Tesco & “Stockspin” – lessons for Pick n Pay & other retailers?

The Tesco fall from grace was well documented in South Africa as the then UK CEO Richard Brasher left the group in 2012. And it wasn’t a year later that he joined Pick n Pay as CEO, to help turnaround the ailing retailer. While the British supermarket giant reported a 2 percent drop in sales for the first quarter of this year, following the group’s record annual loss last year, the picture is a little rosier in South Africa. Pick n Pay’s latest results, the second under Brasher, exceeded expectations. Overhauling its structure to focus on a more centralised distribution network, helped reduce costs and ease the pressure of muted consumer spending has paid dividends. In this article Ted Black looks at what Tesco is implementing to help earnings going forward, something South African retailers may look at down the line. – Stuart Lowman

By Ted Black

Photo credit: Foter / CC BY
Photo credit: Foter / CC BY

We can learn much from Tesco. It posted a huge loss last year – one of the biggest ever recorded in the UK. Yet, fifteen years ago, early in Sir Terry Leahy’s term as CEO, the firm was an exemplar for the “Lean Management” movement which arose out of Toyota’s production system.

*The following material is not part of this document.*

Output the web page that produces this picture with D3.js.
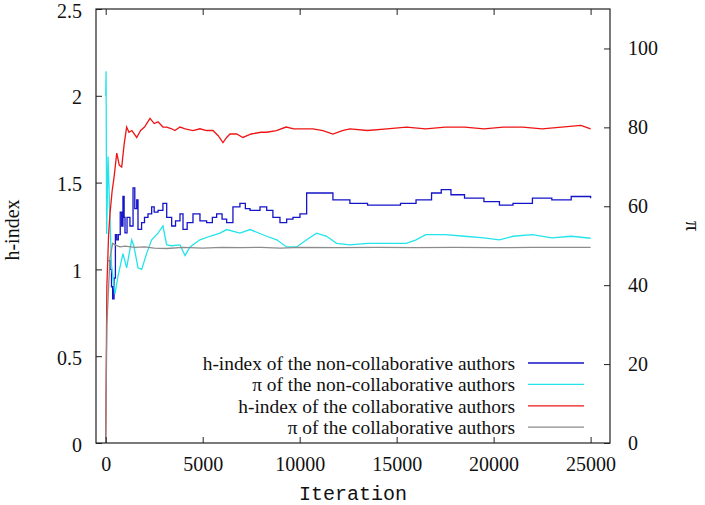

Leahy and his team designed the business to meet the “Lean Goal” – a constant search for ways to reduce the time it takes from paying to being paid. Why? Because it means you have to run your business superbly. You have great relationships with suppliers and customers. Your people have clear tasks and know what and how they contribute. Your stock “spins” through the system in a smooth flow.

For most food retailers the cash-to-cash cycle is a negative one. They don’t “turn” their inventory. They “spin” it. They sell and get paid for it several times over before paying suppliers. Watching a US supermarket stocking its shelves is how Taiichi Ohno, the designer of Toyota’s production system saw inventory as “waste” – the root of all evil for a business.

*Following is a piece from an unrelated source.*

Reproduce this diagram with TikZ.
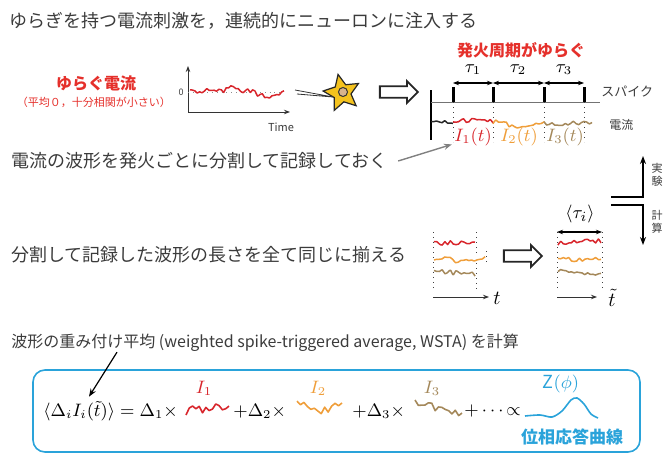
\documentclass[tikz,border=0pt]{standalone}
\usepackage{fontspec}
\setmainfont{Noto Sans CJK JP}
\usepackage{amsmath}
\usetikzlibrary{arrows.meta,positioning,shapes.geometric,shapes.arrows}

\definecolor{txtgray}{HTML}{3B3B3B}
\definecolor{fred}{HTML}{E5302B}
\definecolor{tred}{HTML}{D8262C}
\definecolor{torange}{HTML}{EF9E3A}
\definecolor{tbrown}{HTML}{A4885A}
\definecolor{prcblue}{HTML}{2AA3DA}
\definecolor{neuronyel}{HTML}{F4C21E}
\definecolor{nucleusbr}{HTML}{D8B48C}

\begin{document}
\begin{tikzpicture}[x=0.5pt,y=-0.5pt,
    every node/.style={inner sep=0pt},
    jptext/.style={font=\fontsize{9pt}{11pt}\selectfont, text=txtgray, anchor=west},
    redhead/.style={font=\fontsize{8pt}{10pt}\selectfont\bfseries, text=fred},
    tinytext/.style={font=\fontsize{5.5pt}{6pt}\selectfont, text=txtgray},
    trace/.style={line width=0.75pt, line join=round},
    bigtrace/.style={line width=0.8pt, line join=round},
    openarrow/.style={single arrow, draw=black!85, fill=white, line width=0.9pt, inner sep=2.4pt, minimum height=19pt, single arrow head extend=2.6pt},
    cut/.style={dotted, line width=0.5pt, black!75},
    axis/.style={-{Stealth[length=3pt]}, line width=0.5pt, black!80},
    ilabel/.style={font=\fontsize{9pt}{10pt}\selectfont},
    formula/.style={font=\fontsize{9pt}{11pt}\selectfont, anchor=west},
  ]
\useasboundingbox (0,0) rectangle (665,455);
\pgfmathsetseed{23}

% --- stimulation ---
\node[jptext] (title) at (9,21) {ゆらぎを持つ電流刺激を，連続的にニューロンに注入する};
\node[redhead] (fluct) at (96,83) {ゆらぐ電流};
\node[font=\fontsize{5.5pt}{6pt}\selectfont, text=fred] (fluctnote) at (94,102) {（平均０，十分相関が小さい）};

\coordinate (origin) at (188,112);
\draw[axis] (origin) -- (188,66);
\draw[axis] (origin) -- (290,112);
\draw[dotted, black!45] (188,92) -- (282,92);
\node[tinytext, font=\fontsize{4.5pt}{5pt}\selectfont] (zero) at (181,92) {0};
\node[tinytext] (time) at (281,127) {Time};
\draw[trace, tred] plot[smooth, domain=190:284, samples=40] (\x, {91 + 2.4*rand - 3*(\x>226)*(\x<238) + 5*(\x>257)*(\x<280)});

\node[star, star points=5, star point ratio=2.1, minimum size=19pt, fill=neuronyel, draw=black!85, line width=0.6pt, rotate=12] (neuron) at (342,93) {};
\node[circle, draw=black!80, fill=nucleusbr, minimum size=4.5pt, line width=0.5pt] (nucleus) at (343,92) {};
\coordinate (pipA) at (295,90);
\coordinate (pipB) at (297,94);
\coordinate (tip) at (333,97);
\draw[black!80, line width=0.4pt] (pipA) -- (tip) (pipB) -- (tip);

\node[openarrow] (go1) at (396,92) {};

% --- spike train and recorded current ---
\draw[line width=1pt] (431,90) -- (431,140);
\draw[black!55, line width=0.5pt] (431,102) -- (600,102);
\foreach \x [count=\i] in {453,493,544,584} {
  \coordinate (sp\i) at (\x,102);
  \draw[line width=1.5pt] (\x,87) -- (sp\i);
  \draw[cut] (sp\i) -- (\x,142);
}
\draw[{Stealth[length=3pt]}-{Stealth[length=3pt]}, line width=0.6pt] (453,83) -- (493,83);
\draw[{Stealth[length=3pt]}-{Stealth[length=3pt]}, line width=0.6pt] (493,83) -- (544,83);
\draw[{Stealth[length=3pt]}-{Stealth[length=3pt]}, line width=0.6pt] (544,83) -- (584,83);
\node[redhead] (period) at (521,50) {発火周期がゆらぐ};
\node[ilabel] (tau1) at (473,70) {$\tau_1$};
\node[ilabel] (tau2) at (518,70) {$\tau_2$};
\node[ilabel] (tau3) at (564,70) {$\tau_3$};
\node[tinytext, font=\fontsize{6.5pt}{7pt}\selectfont, anchor=west] (spike) at (601,92) {スパイク};
\node[tinytext, font=\fontsize{6pt}{7pt}\selectfont, anchor=west] (current) at (609,125) {電流};

\draw[trace, black!85] plot[smooth, domain=431:453, samples=9] (\x, {122 + 2*rand});
\draw[trace, tred] plot[smooth, domain=453:493, samples=16] (\x, {121 + 2.4*rand});
\draw[trace, torange] plot[smooth, domain=493:544, samples=20] (\x, {122 + 2*rand + 4*(\x>508)*(\x<535)});
\draw[trace, tbrown] plot[smooth, domain=544:592, samples=19] (\x, {123 + 2.4*rand});
\node[ilabel, text=tred] (lab1) at (473,137) {$I_1(t)$};
\node[ilabel, text=torange] (lab2) at (519,137) {$I_2(t)$};
\node[ilabel, text=tbrown] (lab3) at (565,137) {$I_3(t)$};

\node[jptext] (splittext) at (11,161) {電流の波形を発火ごとに分割して記録しておく};
\draw[-{Stealth[length=4pt]}, black!50, line width=0.7pt] ([xshift=5pt]splittext.east) -- ([xshift=-1pt,yshift=1pt]lab1.south west);

% --- experiment / computation ---
\draw[-{Stealth[length=4pt]}, line width=0.8pt] (611,197) -- (643,197) -- (643,156);
\draw[-{Stealth[length=4pt]}, line width=0.8pt] (611,205) -- (643,205) -- (643,245);
\node[tinytext, align=center, font=\fontsize{5.5pt}{6.2pt}\selectfont] (expt) at (657,175) {実\\験};
\node[tinytext, align=center, font=\fontsize{5.5pt}{6.2pt}\selectfont] (calc) at (657,222) {計\\算};

% --- stretching to equal length ---
\node[jptext] (equaltext) at (11,255) {分割して記録した波形の長さを全て同じに揃える};
\draw[cut] (433,232) -- (433,291);
\draw[cut] (476,232) -- (476,254);
\draw[cut] (486,251) -- (486,265);
\draw[cut] (476,263) -- (476,291);
\draw[trace, tred] plot[smooth, domain=434:475, samples=16] (\x, {243 + 2.3*rand});
\draw[trace, torange] plot[smooth, domain=434:485, samples=20] (\x, {258 + 2*rand + 3*(\x>452)*(\x<475)});
\draw[trace, tbrown] plot[smooth, domain=434:475, samples=16] (\x, {271 + 2.3*rand + 0.08*(\x-434)});
\draw[axis] (433,297) -- (489,297);
\node[ilabel, font=\fontsize{10pt}{11pt}\selectfont] (tax) at (497,298) {$t$};

\node[openarrow] (go2) at (520,256) {};

\draw[cut] (557,232) -- (557,291);
\draw[cut] (602,232) -- (602,291);
\draw[{Stealth[length=3pt]}-{Stealth[length=3pt]}, line width=1.1pt] (557,232) -- (602,232);
\node[ilabel, font=\fontsize{9.5pt}{11pt}\selectfont] (meantau) at (580,214) {$\langle\tau_i\rangle$};
\draw[trace, tred] plot[smooth, domain=558:601, samples=17] (\x, {243 + 2.3*rand - 0.05*(\x-558)});
\draw[trace, torange] plot[smooth, domain=558:601, samples=17] (\x, {258 + 2*rand + 2*(\x>570)*(\x<590)});
\draw[trace, tbrown] plot[smooth, domain=558:601, samples=17] (\x, {270 + 2.3*rand + 0.1*(\x-558)});
\draw[axis] (557,297) -- (597,297);
\node[ilabel, font=\fontsize{10pt}{11pt}\selectfont] (ttilde) at (612,298) {$\tilde{t}$};

% --- weighted spike-triggered average ---
\node[jptext, font=\fontsize{8pt}{10pt}\selectfont] (wsta) at (11,343) {波形の重み付け平均 (weighted spike-triggered average, WSTA) を計算};
\draw[prcblue, line width=0.8pt, rounded corners=6pt] (33,370) rectangle (640,452);

\node[formula] (lhs) at (43,411) {$\langle\Delta_i I_i(\tilde{t})\rangle = \Delta_1 \times$};
\draw[bigtrace, tred] plot[domain=186:229, samples=14] (\x, {411 + 4.2*rand - 0.14*(\x-186)});
\node[formula] (term2) at (233,411) {$+\Delta_2\times$};
\draw[bigtrace, torange] plot[domain=297:342, samples=14] (\x, {405 + 4*rand + 5*(\x>308)*(\x<332)});
\node[formula] (term3) at (352,411) {$+\Delta_3\times$};
\draw[bigtrace, tbrown] plot[domain=415:462, samples=15] (\x, {404 + 4*rand + 0.18*(\x-415)});
\node[formula] (rest) at (464,411) {$+\cdots{\propto}$};
\draw[prcblue, line width=0.8pt] plot[smooth] coordinates {(525,416) (540,415) (552,417) (562,411) (571,400) (577,398) (584,404) (591,414) (598,418)};

\node[formula, anchor=center, text=tred] (w1) at (204,388) {$I_1$};
\node[formula, anchor=center, text=torange] (w2) at (318,388) {$I_2$};
\node[formula, anchor=center, text=tbrown] (w3) at (432,388) {$I_3$};
\node[formula, anchor=center, text=prcblue] (prc) at (561,384) {$\mathrm{Z}(\phi)$};
\node[font=\fontsize{8.5pt}{10pt}\selectfont\bfseries, text=prcblue] (prcname) at (572,437) {位相応答曲線};

\draw[-{Stealth[length=4pt]}, line width=0.6pt] ([xshift=53pt]wsta.south west) -- ([xshift=23pt,yshift=2pt]lhs.north west);
\end{tikzpicture}
\end{document}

Fundamentally, the value-of-a-firm (VOF) derives from the productivity operating managers generate from the assets they “own” and manage. The best way to measure their ability at doing it is with Cash ROAM.

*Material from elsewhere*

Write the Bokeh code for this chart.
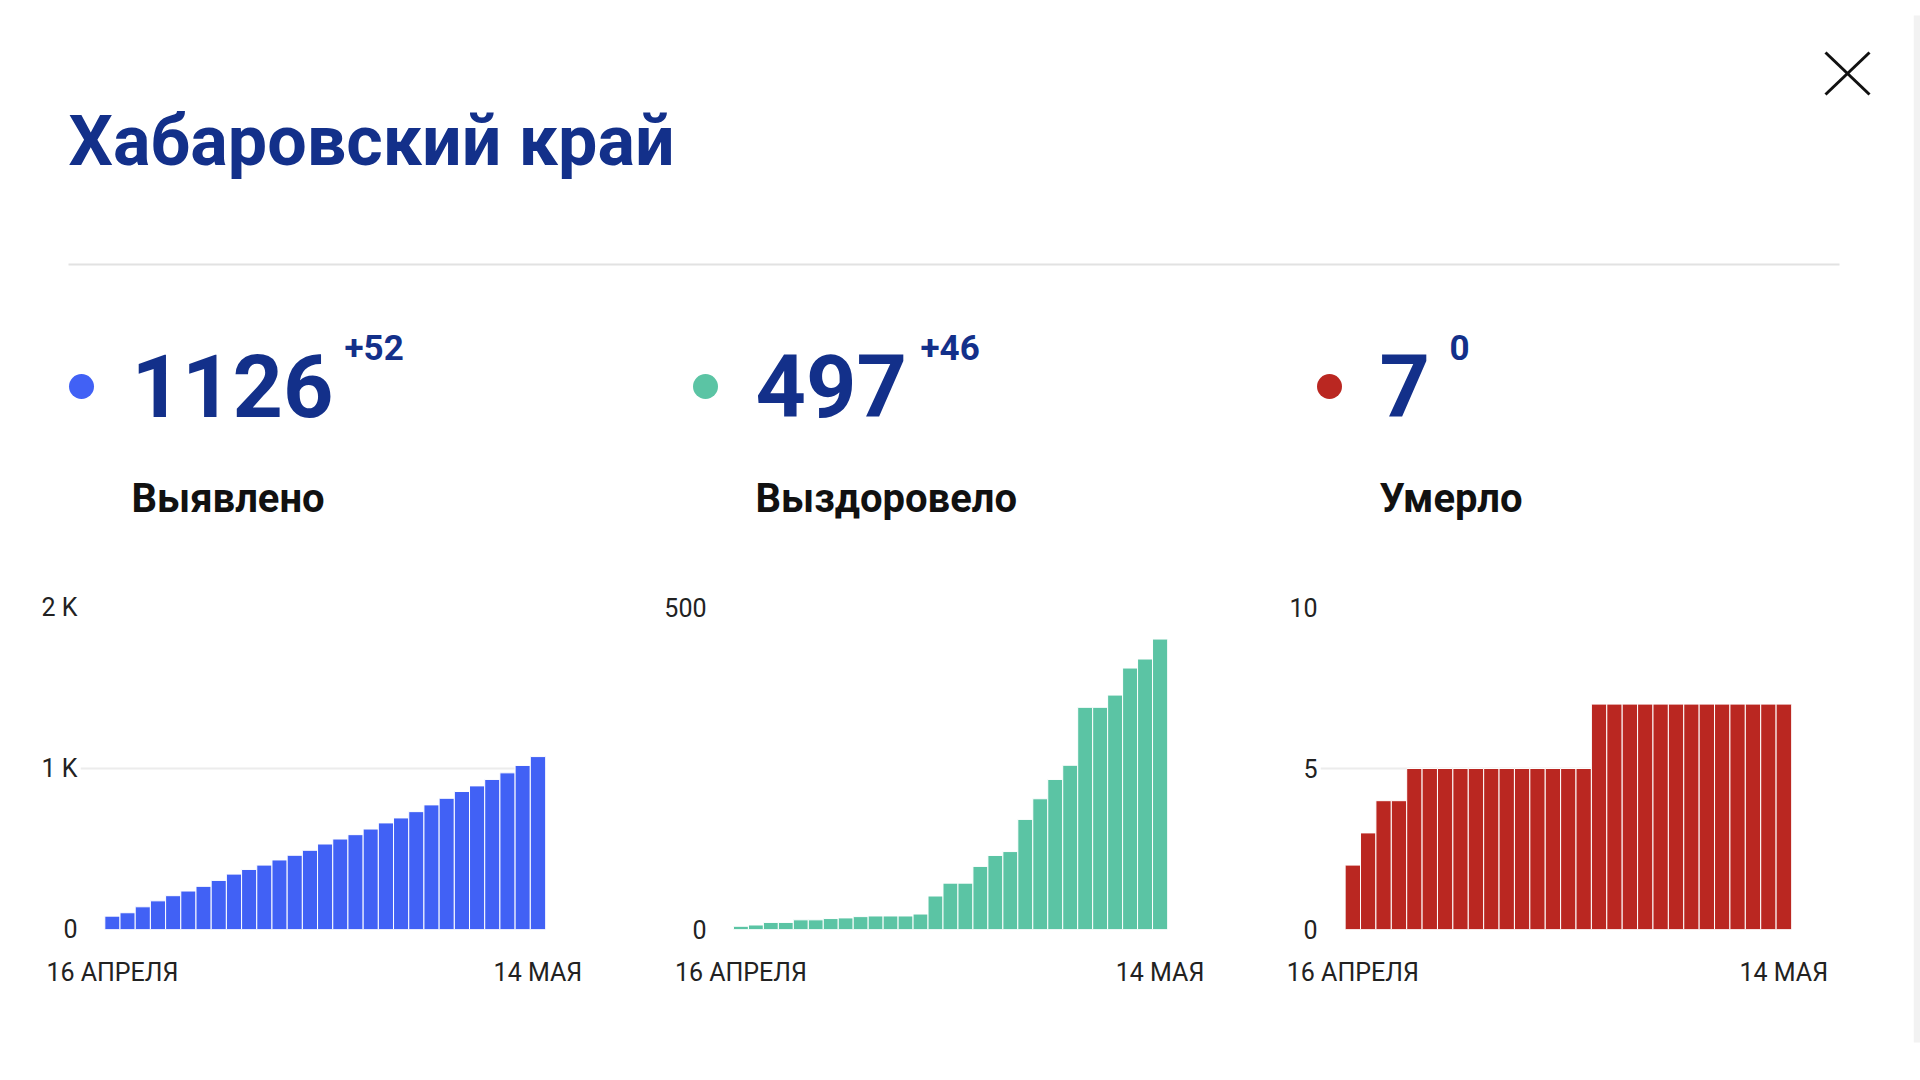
from bokeh.plotting import figure
from bokeh.models import Label, FixedTicker, Range1d
from bokeh.layouts import row, column
from bokeh.embed import file_html
from bokeh.resources import INLINE

# ---------------- data ----------------
region_title = "Хабаровский край"
metric_names = ["Выявлено", "Выздоровело", "Умерло"]
metric_totals = [1126, 497, 7]
metric_deltas = ["+52", "+46", "0"]
metric_colors = ["#4161F5", "#5BC4A4", "#BA2721"]

first_day_label = "16 АПРЕЛЯ"
last_day_label = "14 МАЯ"

confirmed = [83, 104, 141, 178, 210, 239, 268, 305, 344, 373, 400, 432, 461, 492,
             531, 562, 589, 624, 662, 693, 732, 774, 815, 857, 892, 932, 973, 1019, 1074]
recovered = [5, 7, 11, 11, 15, 15, 17, 18, 20, 21, 21, 21, 24, 52, 72, 72, 98,
             115, 121, 171, 203, 233, 255, 345, 345, 364, 406, 420, 451]
deaths = [2, 3, 4, 4, 5, 5, 5, 5, 5, 5, 5, 5, 5, 5, 5, 5,
          7, 7, 7, 7, 7, 7, 7, 7, 7, 7, 7, 7, 7]

y_ticks = [[0, 1000, 2000], [0, 500], [0, 5, 10]]
y_tick_labels = [["0", "1 K", "2 K"], ["0", "500"], ["0", "5", "10"]]

NAVY = "#13308A"
FONT = "Roboto"

# ---------------- header ----------------
W_MAIN = 1913
H_HEAD = 570
head = figure(width=W_MAIN, height=H_HEAD, x_range=Range1d(0, W_MAIN), y_range=Range1d(H_HEAD, 0),
              output_backend="svg", toolbar_location=None, min_border=0)
head.axis.visible = False
head.grid.visible = False
head.outline_line_color = None

head.add_layout(Label(x=68, y=140, text=region_title, text_font=FONT, text_font_size="70px",
                      text_font_style="bold", text_color=NAVY, text_baseline="alphabetic"))
head.segment(x0=[68], y0=[264], x1=[1839], y1=[264], line_color="#e2e2e2", line_width=2)
head.segment(x0=[1825, 1825], y0=[52, 94], x1=[1869, 1869], y1=[94, 52], line_color="#111111", line_width=3)

col_x = [0, 624, 1248]
head.scatter(x=[c + 81 for c in col_x], y=[386] * 3, size=25, color=metric_colors, line_color=None)
for i in range(3):
    cx = col_x[i]
    head.add_layout(Label(x=cx + 131, y=385, text=str(metric_totals[i]), text_font=FONT,
                          text_font_size="88px", text_font_style="bold", text_color=NAVY,
                          text_baseline="alphabetic"))
    head.add_layout(Label(x=cx + 131, y=498, text=metric_names[i], text_font=FONT, text_font_size="40px",
                          text_font_style="bold", text_color="#111111", text_baseline="alphabetic"))
delta_x = [344, 920, 1449]
for i in range(3):
    head.add_layout(Label(x=delta_x[i], y=347, text=metric_deltas[i], text_font=FONT, text_font_size="35px",
                          text_font_style="bold", text_color=NAVY, text_baseline="alphabetic"))

# ---------------- charts ----------------
series = [confirmed, recovered, deaths]
borders = [(80, 465, 79), (85, 458, 81), (72, 471, 122)]
H_CHART = 1080 - H_HEAD
TOP = 37
FH = 322
charts = []
for i in range(3):
    vals = series[i]
    n = len(vals)
    left, fw, right = borders[i]
    pad = 1.6
    p = figure(frame_width=fw, frame_height=FH, min_border_left=left, min_border_right=right,
               min_border_top=TOP, min_border_bottom=H_CHART - TOP - FH,
               x_range=Range1d(-0.5 - pad, n - 0.5), y_range=Range1d(0, y_ticks[i][-1]),
               output_backend="svg", toolbar_location=None)
    p.outline_line_color = None
    p.xgrid.visible = False
    p.ygrid.ticker = FixedTicker(ticks=y_ticks[i])
    p.ygrid.grid_line_color = "#ececec"
    p.ygrid.grid_line_width = 2
    p.vbar(x=list(range(n)), top=vals, width=1.0, bottom=0, fill_color=metric_colors[i],
           line_color="white", line_width=1)

    ya = p.yaxis[0]
    ya.ticker = FixedTicker(ticks=y_ticks[i])
    ya.major_label_overrides = {t: l for t, l in zip(y_ticks[i], y_tick_labels[i])}
    ya.axis_line_color = None
    ya.major_tick_line_color = None
    ya.minor_tick_line_color = None
    ya.major_tick_out = 0
    ya.major_label_standoff = 3
    ya.major_label_text_font = FONT
    ya.major_label_text_font_size = "25px"
    ya.major_label_text_color = "#222222"

    xa = p.xaxis[0]
    xa.ticker = FixedTicker(ticks=[0, n - 1])
    xa.major_label_overrides = {0: first_day_label, n - 1: last_day_label}
    xa.axis_line_color = None
    xa.major_tick_line_color = None
    xa.minor_tick_line_color = None
    xa.major_tick_out = 0
    xa.major_label_standoff = 28
    xa.major_label_text_font = FONT
    xa.major_label_text_font_size = "25px"
    xa.major_label_text_color = "#222222"
    charts.append(p)

# right edge of the card
edge = figure(width=1920 - W_MAIN, height=1080, x_range=Range1d(0, 1), y_range=Range1d(1080, 0),
              output_backend="svg", toolbar_location=None, min_border=0)
edge.axis.visible = False
edge.grid.visible = False
edge.outline_line_color = None
edge.quad(left=[0], right=[1], top=[15], bottom=[1042], fill_color="#f2f2f2", line_color=None)

layout = row(column(head, row(*charts, spacing=0), spacing=0), edge, spacing=0)
open("out.html", "w").write(file_html(layout, INLINE))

It asks you two marketing questions:

  1. For every Rand of Assets, how many Rands of Sales are we generating?
  2. For every Rand of Sales, how many cents profit do we make?

Multiply the two and you get the ROAM number. Looking at Tesco, the profit number is before interest and cash but after adjusting for working capital. In other words, profit is based on “Sales-in-cash banked” and cash paid to suppliers.

Here is the effect of “Stockspin” (Sales ÷ Inventory) on Tesco’s Cash ROAM since 2000.

Tesco 01

The correlation is clear. As “Stockspin” rises from left to right, so does the ROAM. From 2000 to 2002 Leahy’s team spun their entire stock never less than an astonishing 27 times a year reaching a Cash ROAM of 16.6%. Then the fall began. It reached the lowest level of stock productivity in 2013 at 17.3 – still high by most standards but a 38% drop.

This has been the effect of falling ROAM on the value of the firm (VOF) calculated as a ratio – Market Cap divided by total assets.

Tesco 02

Again, a clear correlation. As Cash ROAM rises from left to right, so does the value of the firm. With Tesco, the sales productivity of the total asset base also fell – from 2.1 to 1.3 – a drop of 40%.

So what happened? Reading the annual reports is laborious. In 2002 it was 40 pages long. By 2011 it reached 160 pages with 42 of them devoted to corporate risk and governance. That gives us a clue.

Management developed slogans, Jack Welch’s hype of being “Number 1 or 2”, and a steering wheel based on the balanced scorecard with myriad KPAs and KPIs – the bureaucrats’ dream. Their dead hands coupled to the urge to diversify effort and “risk” led them to losing their way. A lack of ethics, despite all the pages of good intent in the annual reports, added to the problem. Hence the big “write-offs” of stock and property values last year.

The reality is that the world is not balanced which is why “balanced scorecards” are “oxymoronic”. If you want change, you can’t get it with many numbers. You do it with one critical number. As Peter Drucker said many years ago, “Concentration and focus is the key to economic results”.

In Tesco’s case it’s clear which measure is the one that matters most not so? “Stockspin”

The new CEO knows that. He is focusing on product range and cash flow. He has to because he and the other big retailers in the UK face tough competition. The big four retailers carry around 35,000 products. ALDI, the German discount store carries 1,350. That’s 3.9% of Tesco’s range.

ALDI “makes it easy” for customers to do business with them – the marketing task – and grew more than 30% in 2014. Most marketing people don’t make it easy.

Myopically, they ignore the sales productivity of assets, and focus on sales in isolation, and “margins”. Give them free rein and they’ll build warehouses and outlets filling them up in an instant with huge variety and countless options. This makes it difficult for customers to choose and slows down stockspin. Simplicity wins every time.

What experience does Pick n Pay… and maybe a few others in South Africa… share in common with Tesco do you think?